After a series of failed courtships and relationships, as well as rejections encountered in his bid to become an evangelist, Van Gogh’s psychological condition slowly deteriorated. Hi mental decline had led to a particular incident in which he cut off his ear and subsequently committed to a mental asylum.
Today, Van Gogh paintings are ranked among the most priceless in the world, fetching owners as much as $53.9 million, (“Irises”) to $82.5 million (“Portrait of Dr. Gachet”) at auctions.
A Backgrounder to the Critic’s Letter
Even while at the asylum, Van Gogh continued to paint, to which the most notable artwork he produced was “The Starry Night.” An art critic named Albert Aurier, wrote a first ever-printed review that praised one of Van Gogh’s works, describing it as
“…excess, excess in strength, excess in nervousness, violence in expression.”
Vincent was so elated over Aurier’s positive review, he wrote the critic a thank-you letter, expressing his appreciation,
. “I rediscover my canvases in your article, but better than they really are – richer, more significant…”

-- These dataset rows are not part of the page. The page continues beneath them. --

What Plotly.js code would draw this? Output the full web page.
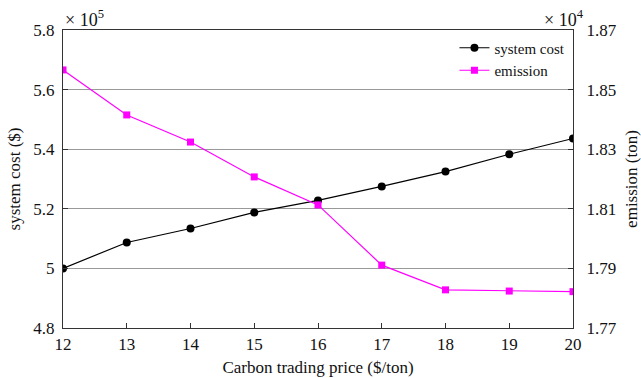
<!DOCTYPE html>
<html><head><meta charset="utf-8">
<script src="https://cdn.plot.ly/plotly-3.0.1.min.js"></script>
<style>html,body{margin:0;padding:0;background:#fff}</style>
</head><body><div id="chart" style="width:641px;height:378px"></div>
<script>
const prices = [12, 13, 14, 15, 16, 17, 18, 19, 20];
const systemCost = [5.0, 5.087, 5.134, 5.188, 5.228, 5.275, 5.325, 5.383, 5.436];
const emission = [1.8566, 1.8415, 1.8324, 1.8207, 1.8113, 1.7911, 1.7828, 1.7824, 1.7822];
const leftTicks = [4.8, 5, 5.2, 5.4, 5.6, 5.8];
const leftTickText = ['4.8', '5', '5.2', '5.4', '5.6', '5.8'];
const rightTicks = [1.77, 1.79, 1.81, 1.83, 1.85, 1.87];

const fam = 'Liberation Serif, Times New Roman, serif';
const font = {family: fam, color: '#111', size: 17};
const titleFont = {family: fam, color: '#111', size: 17};
const traces = [
  {x: prices, y: systemCost, name: 'system cost', mode: 'lines+markers', yaxis: 'y',
   line: {color: '#000', width: 1.2}, marker: {symbol: 'circle', size: 8, color: '#000'}},
  {x: prices, y: emission, name: 'emission', mode: 'lines+markers', yaxis: 'y2',
   line: {color: '#ff00ff', width: 1.2}, marker: {symbol: 'square', size: 7, color: '#ff00ff'}}
];
const layout = {
  width: 641, height: 378,
  margin: {l: 63, r: 68, t: 30, b: 50},
  paper_bgcolor: '#fff', plot_bgcolor: '#fff',
  font: font,
  showlegend: true,
  legend: {x: 0.995, xanchor: 'right', y: 0.995, yanchor: 'top', bgcolor: 'rgba(0,0,0,0)',
           font: {family: fam, size: 15, color: '#111'}, tracegroupgap: 0, itemwidth: 30,
           entrywidth: 0},
  xaxis: {range: [12, 20], tickvals: prices, ticks: 'inside', ticklen: 5, tickcolor: '#333',
          showgrid: false, zeroline: false, showline: true, linecolor: '#333', linewidth: 1.2,
          mirror: true, tickfont: font,
          title: {text: 'Carbon trading price ($/ton)', font: titleFont, standoff: 8}},
  yaxis: {range: [4.8, 5.8], tickvals: leftTicks, ticktext: leftTickText, ticks: 'inside', ticklen: 5,
          tickcolor: '#333', showgrid: true, gridcolor: '#999', gridwidth: 1, zeroline: false,
          showline: true, linecolor: '#333', linewidth: 1.2, tickfont: font, ticklabelstandoff: 4,
          title: {text: 'system cost ($)', font: titleFont, standoff: 8}},
  yaxis2: {range: [1.77, 1.87], tickvals: rightTicks, ticks: 'inside', ticklen: 5, tickcolor: '#333',
           overlaying: 'y', side: 'right', showgrid: false, zeroline: false, showline: true,
           linecolor: '#333', linewidth: 1.2, tickfont: font, ticklabelstandoff: 9,
           title: {text: 'emission (ton)', font: titleFont, standoff: 10}},
  annotations: [
    {text: '× 10<sup>5</sup>', xref: 'paper', yref: 'paper', x: 0, y: 1, xanchor: 'left', yanchor: 'bottom',
     showarrow: false, font: {family: fam, size: 18, color: '#111'}, yshift: -2},
    {text: '× 10<sup>4</sup>', xref: 'paper', yref: 'paper', x: 1.025, y: 1, xanchor: 'right', yanchor: 'bottom',
     showarrow: false, font: {family: fam, size: 18, color: '#111'}, yshift: -2}
  ]
};
Plotly.newPlot('chart', traces, layout, {displayModeBar: false, staticPlot: true});
</script></body></html>
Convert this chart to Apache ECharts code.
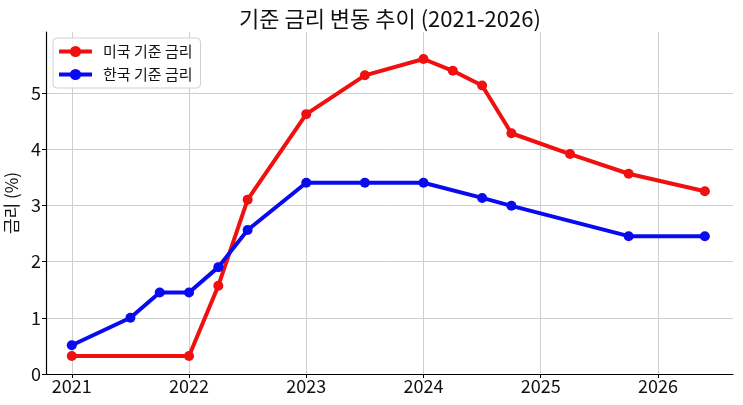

Sadly, four months after sending the thank-you letter, Vincent Willem van Gogh committed suicide. Although Van Gogh was discharged from the mental asylum earlier, he was still distraught about his future and apparently found a reason to end his life by fatally shooting himself in the chest.
Van Gogh’s Letter to Critic Aurier Goes On Public Display at Amsterdam Museum
Through the years since Van Gogh became one of the world’s most important artists, Van Gogh’s letter to the critic passed through the hands of several art collectors. The last owner, a murky character named Aristophil was able to purchase the letter from an auction where the Van Gogh Museum had hoped to procure it. Aristophil though, a known schemer of investments went bankrupt, finally sending the much coveted Van Gogh letter in the auction market in Paris.
Early this month, and with the financial assistance of Hong Kong tycoon Cheung Chung-kiu, the Van Gogh Museum was able to secure Van Gogh’s letter to Aurier, and put it in public display in what is believed to be a first time.